Nadie sabe cómo resultará la votación en el Pleno el martes. Se da por descontado que las tres ministras subordinadas a López Obrador –Lenia Batres, Yasmín Esquivel y Loretta Ortiz– votarán en contra, pero no hay certeza de que las ocho ministras y ministros que renunciaron la semana pasada por su rechazo a participar a la elección popular de los juzgadores respalden el proyecto de sentencia.
Pero si lo hicieran, como ya lo advirtieron los morenos en el Congreso y el Senado, ignorarán lo que digan los jueces, provocando una crisis constitucional por el desacato a mandatos judiciales. Si eso pasa, la Corte está facultada para consignar a quien cometa desacato de un mandato judicial y girar la orden de aprehensión. Pero hasta ahí. La Fiscalía General tendría que cumplimentar la orden. Si la Presidenta desacatara el mandato, también podría ser considerada una presunta delincuente. Se antoja imposible que el conflicto escale hasta ese nivel, pero para efectos de argumentación, ¿qué hará la Presidenta?

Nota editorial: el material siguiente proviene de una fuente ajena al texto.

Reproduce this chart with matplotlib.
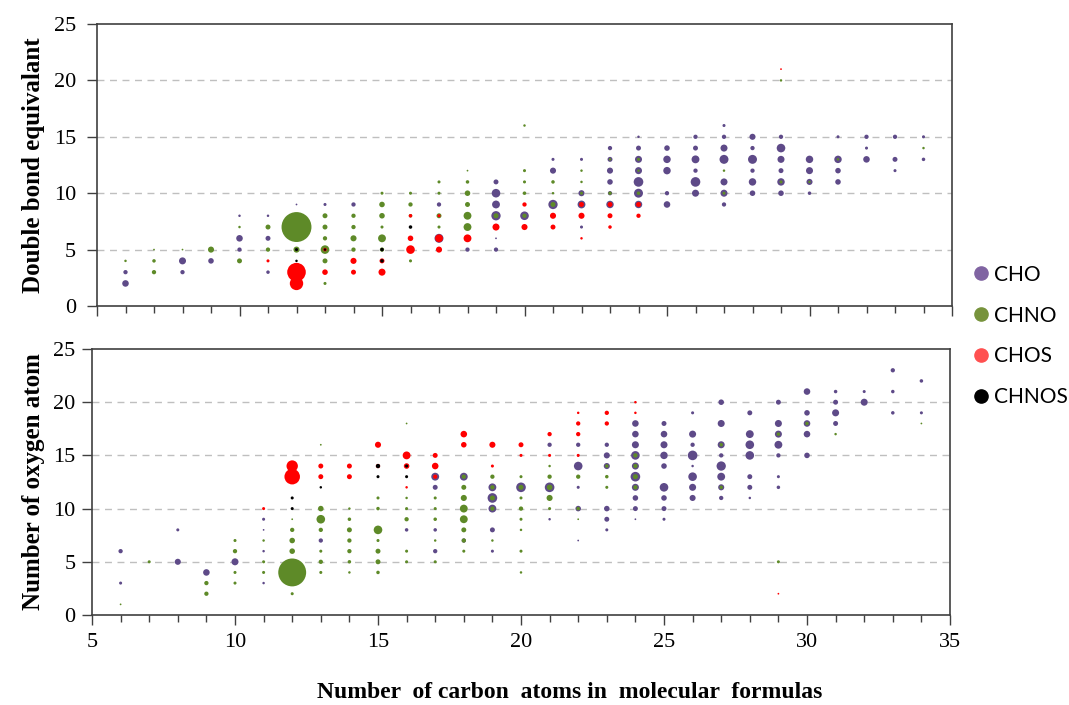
import matplotlib
matplotlib.use("Agg")
import matplotlib.pyplot as plt
from matplotlib.lines import Line2D
from matplotlib.ticker import MultipleLocator

# (carbon number, value, relative abundance) for each compound class
# top panel: double bond equivalent
cho_dbe = [(6,3,0.3),(6,2,0.7),(8,4,0.8),(8,3,0.3),(9,4,0.5),
           (10,8,0.1),(10,6,0.7),(10,5,0.3),(11,8,0.1),(11,6,0.4),(11,3,0.2),
           (12,9,0.05),(13,9,0.15),(14,9,0.3),(17,9,0.3),(17,6,1.3),(18,5,0.3),
           (19,11,0.4),(19,10,1.2),(19,9,1.0),(19,8,1.4),(19,6,0.05),(19,5,0.3),
           (20,8,1.2),(21,13,0.15),(21,12,0.6),(21,9,1.4),
           (22,13,0.15),(22,10,0.6),(22,9,1.0),(22,7,0.15),
           (23,14,0.3),(23,13,0.4),(23,12,0.6),(23,11,0.5),(23,10,0.3),(23,9,0.9),
           (24,15,0.1),(24,14,0.4),(24,13,0.8),(24,12,0.8),(24,11,1.5),(24,10,1.3),(24,9,0.9),
           (25,14,0.5),(25,13,0.9),(25,12,0.9),(25,10,0.3),(25,9,0.7),
           (26,15,0.3),(26,14,0.4),(26,13,1.0),(26,12,0.3),(26,11,1.5),(26,10,0.8),
           (27,16,0.15),(27,15,0.3),(27,14,0.8),(27,13,1.3),(27,11,0.8),(27,10,0.8),(27,9,0.3),
           (28,15,0.6),(28,14,0.3),(28,13,1.3),(28,12,0.3),(28,11,0.9),(28,10,0.5),
           (29,15,0.3),(29,14,1.2),(29,13,0.8),(29,12,0.4),(29,11,0.9),(29,10,0.5),
           (30,13,0.9),(30,12,0.8),(30,11,0.6),(30,10,0.2),
           (31,15,0.15),(31,13,0.9),(31,12,0.5),(31,11,0.5),
           (32,15,0.3),(32,14,0.15),(32,13,0.7),
           (33,15,0.3),(33,13,0.4),(33,12,0.15),(34,15,0.15),(34,13,0.2)]
chno_dbe = [(6,4,0.1),(7,5,0.05),(7,4,0.2),(7,3,0.3),(8,5,0.05),(9,5,0.6),
            (10,7,0.1),(10,4,0.4),(11,7,0.4),(11,5,0.3),(12,7,14.5),(12,5,0.6),
            (13,8,0.4),(13,7,0.4),(13,6,0.3),(13,5,1.2),(13,4,0.4),(13,2,0.15),
            (14,8,0.3),(14,7,0.3),(14,6,0.6),(14,5,0.3),
            (15,10,0.15),(15,9,0.5),(15,8,0.5),(15,7,0.15),(15,6,1.0),(15,5,0.3),
            (16,10,0.15),(16,9,0.3),(16,8,0.2),(16,4,0.15),
            (17,11,0.15),(17,10,0.15),(17,8,0.4),(17,7,0.15),
            (18,12,0.05),(18,11,0.2),(18,10,0.5),(18,9,0.4),(18,8,1.0),(18,7,1.0),
            (19,8,0.4),(20,16,0.1),(20,12,0.15),(20,11,0.15),(20,10,0.2),(20,8,0.3),
            (21,11,0.2),(21,10,0.1),(21,9,0.4),(22,12,0.1),(22,11,0.1),(22,10,0.15),
            (23,13,0.1),(23,10,0.2),(24,13,0.15),(24,12,0.1),(24,10,0.2),
            (27,12,0.1),(27,10,0.15),(29,20,0.1),(29,11,0.15),(30,11,0.1),(31,13,0.1),(34,14,0.1)]
chos_dbe = [(11,4,0.15),(12,3,5.6),(12,2,2.9),(13,5,0.2),(13,3,0.5),
            (14,4,0.6),(14,3,0.4),(15,4,0.4),(15,3,0.8),
            (16,8,0.2),(16,6,0.5),(16,5,1.2),(17,8,0.15),(17,6,1.0),(17,5,0.6),
            (18,6,1.0),(19,7,0.8),(20,9,0.3),(20,7,0.6),(21,8,0.6),(21,7,0.4),
            (22,9,0.4),(22,8,0.6),(22,6,0.1),(23,9,0.4),(23,8,0.4),(23,7,0.2),
            (24,9,0.4),(24,8,0.3),(29,21,0.05)]
chnos_dbe = [(12,5,0.15),(12,4,0.1),(13,5,0.1),(15,5,0.2),(15,4,0.2),(16,7,0.2)]

# bottom panel: number of oxygen atoms
cho_o = [(6,6,0.3),(6,3,0.15),(8,8,0.15),(8,5,0.6),(9,4,0.7),(10,5,0.8),
         (11,9,0.15),(11,8,0.05),(11,6,0.1),(11,3,0.1),(13,7,0.3),(16,8,0.2),
         (17,13,1.0),(17,12,0.4),(17,8,0.2),(17,6,0.3),(18,13,1.0),(18,7,0.3),
         (19,12,1.0),(19,11,1.5),(19,10,1.0),(19,8,0.4),(19,6,0.15),(20,12,1.5),
         (21,16,0.3),(21,12,1.5),(21,9,0.1),
         (22,16,0.3),(22,15,0.1),(22,14,1.2),(22,12,0.15),(22,10,0.5),(22,7,0.05),
         (23,16,0.3),(23,15,0.6),(23,14,0.6),(23,10,0.5),(23,9,0.4),(23,8,0.15),
         (24,18,0.7),(24,17,0.7),(24,16,0.8),(24,15,1.2),(24,14,0.8),(24,13,1.5),
         (24,12,0.8),(24,11,0.5),(24,10,0.4),(24,9,0.05),
         (25,18,0.4),(25,17,0.7),(25,16,0.8),(25,15,0.9),(25,14,0.5),(25,12,1.2),
         (25,11,0.5),(25,10,0.4),(25,9,0.15),
         (26,19,0.15),(26,17,0.8),(26,16,0.3),(26,15,1.5),(26,14,0.1),(26,13,1.2),(26,12,0.8),(26,11,0.6),
         (27,20,0.5),(27,18,0.8),(27,16,0.8),(27,15,0.3),(27,14,1.4),(27,13,1.0),(27,12,0.6),(27,11,0.3),
         (28,19,0.4),(28,17,1.0),(28,16,1.2),(28,15,1.2),(28,13,0.4),(28,12,0.4),(28,11,0.1),
         (29,20,0.4),(29,18,0.8),(29,17,0.8),(29,16,1.0),(29,15,0.3),(29,13,0.15),(29,12,0.2),
         (30,21,0.7),(30,19,0.5),(30,18,0.7),(30,17,0.7),(30,15,0.5),
         (31,21,0.2),(31,20,0.4),(31,19,0.8),(31,18,0.4),(32,21,0.15),(32,20,0.8),
         (33,23,0.3),(33,21,0.2),(33,19,0.2),(34,22,0.2),(34,19,0.15)]
chno_o = [(6,1,0.05),(7,5,0.15),(9,3,0.3),(9,2,0.3),
          (10,7,0.15),(10,6,0.3),(10,4,0.15),(10,3,0.15),(11,7,0.1),(11,5,0.15),(11,4,0.15),
          (12,9,0.05),(12,8,0.3),(12,7,0.5),(12,6,0.5),(12,4,12.6),(12,2,0.15),
          (13,16,0.05),(13,10,0.5),(13,9,1.2),(13,8,0.3),(13,6,0.15),(13,5,0.3),(13,4,0.15),
          (14,10,0.1),(14,9,0.2),(14,8,0.4),(14,7,0.3),(14,6,0.3),(14,5,0.2),(14,4,0.1),
          (15,11,0.15),(15,10,0.2),(15,8,1.2),(15,7,0.15),(15,6,0.4),(15,5,0.4),(15,4,0.2),
          (16,18,0.05),(16,11,0.1),(16,10,0.15),(16,9,0.3),(16,6,0.15),(16,5,0.15),
          (17,11,0.15),(17,10,0.15),(17,9,0.2),(17,7,0.1),(17,5,0.15),
          (18,13,0.3),(18,12,0.4),(18,11,0.6),(18,10,1.0),(18,9,1.0),(18,8,0.4),(18,7,0.3),(18,6,0.15),
          (19,13,0.3),(19,12,0.3),(19,11,0.4),(19,10,0.3),(19,7,0.1),
          (20,13,0.15),(20,12,0.4),(20,11,0.15),(20,10,0.3),(20,9,0.15),(20,8,0.1),(20,6,0.15),(20,4,0.1),
          (21,14,0.1),(21,13,0.3),(21,12,0.5),(21,11,0.6),(21,10,0.15),
          (22,13,0.3),(22,10,0.2),(22,9,0.05),(23,14,0.2),(23,13,0.2),(23,12,0.15),
          (24,15,0.3),(24,14,0.3),(24,13,0.4),(24,12,0.3),
          (27,16,0.2),(27,12,0.2),(29,17,0.2),(29,5,0.15),(30,18,0.2),(31,17,0.1),(34,18,0.05)]
chos_o = [(11,10,0.15),(12,14,2.1),(12,13,3.9),(13,14,0.4),(13,13,0.4),
          (14,14,0.4),(14,13,0.4),(15,16,0.6),(15,14,0.3),
          (16,15,1.0),(16,14,0.5),(16,12,0.1),(17,15,0.4),(17,14,0.7),(17,13,0.3),
          (18,17,0.7),(18,16,0.5),(19,16,0.6),(19,14,0.15),(20,16,0.4),(20,15,0.15),
          (21,17,0.3),(21,15,0.15),(22,19,0.1),(22,18,0.3),(22,17,0.3),(22,15,0.15),
          (23,19,0.3),(23,18,0.3),(24,20,0.1),(24,19,0.1),(29,2,0.05)]
chnos_o = [(12,11,0.15),(12,10,0.15),(13,12,0.1),(15,14,0.3),(15,13,0.15),(16,14,0.15),(16,13,0.15)]

classes = ["CHO", "CHNO", "CHOS", "CHNOS"]
point_colors = ["#5E4A88", "#5E8A28", "#FF0000", "#000000"]
legend_colors = ["#8064A2", "#77933C", "#FF5050", "#000000"]

fig = plt.figure(figsize=(10.69, 7.05), dpi=100)
ax1 = fig.add_axes([97/1069, 1-306/705, 855/1069, 282/705])
ax2 = fig.add_axes([92/1069, 1-615/705, 858/1069, 266/705])

serif = "Liberation Serif"

def draw(ax, groups, pad):
    for data, col in zip(groups, point_colors):
        c, v, a = zip(*data)
        ax.scatter(c, v, s=[32*x for x in a], color=col, linewidths=0, zorder=3)
    ax.set_xlim(5, 35)
    ax.set_ylim(0, 25)
    ax.xaxis.set_major_locator(MultipleLocator(5))
    ax.xaxis.set_minor_locator(MultipleLocator(1))
    ax.yaxis.set_major_locator(MultipleLocator(5))
    for y in [5, 10, 15, 20]:
        ax.axhline(y, color="#BFBFBF", lw=1, ls=(0, (5, 4)), zorder=1)
    for s in ax.spines.values():
        s.set_color("#404040")
        s.set_linewidth(1.2)
    ax.tick_params(axis="x", which="major", direction="out", length=7, width=1, color="#404040", pad=6)
    ax.tick_params(axis="x", which="minor", direction="out", length=5, width=1, color="#404040")
    ax.tick_params(axis="y", direction="out", length=7, width=1, color="#404040", pad=pad)
    for lab in ax.get_xticklabels() + ax.get_yticklabels():
        lab.set_fontfamily(serif)
        lab.set_fontsize(16)

draw(ax1, [cho_dbe, chno_dbe, chos_dbe, chnos_dbe], 8)
draw(ax2, [cho_o, chno_o, chos_o, chnos_o], 5)
ax1.tick_params(axis="x", labelbottom=False)

ax1.set_ylabel("Double bond equivalant", fontfamily=serif, fontweight="bold", fontsize=18)
ax2.set_ylabel("Number of oxygen atom", fontfamily=serif, fontweight="bold", fontsize=18)
ax1.yaxis.set_label_coords(-0.061, 0.5)
ax2.yaxis.set_label_coords(-0.055, 0.5)
fig.text(570/1069, 1-692/705, "Number  of carbon  atoms in  molecular  formulas",
         fontfamily=serif, fontweight="bold", fontsize=17, ha="center", va="center")

handles = [Line2D([], [], marker="o", ls="none", color=c, markersize=9.5) for c in legend_colors]
fig.legend(handles, classes, loc="center left", bbox_to_anchor=(962/1069, 1-336/705),
           frameon=False, prop={"family": "Lato", "size": 15}, handletextpad=0.15,
           labelspacing=1.0, handlelength=1.0, borderaxespad=0)

fig.savefig("out.png", dpi=100)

Sheinbaum está por la reforma judicial en sus términos, y ya criticó el proyecto de González Alcántara. El ministro le regaló una salida política, que sería también una financiera, porque no hay dinero para organizar la elección de juzgadores el próximo año. Sheinbaum podría evitar una crisis y un probable fiasco electoral si respalda el proyecto de sentencia. Pero si lo hace, el obradorismo se le irá encima porque no tiene control sobre el movimiento, sobre Morena o sobre sus coordinadores legislativos, Adán Augusto López y Ricardo Monreal, que obedecen a López Obrador.
Nadie, como ella, estará a prueba el martes y los días posteriores. Depende del voto de los ministros, que en cualquier dirección que tome, definirá su gobierno: la Presidenta que apostó por la gobernabilidad por encima de López Obrador y los radicales, o la Presidenta que quedó subordinada a los radicales de López Obrador, que habrá mostrado tener más poder que la Presidenta.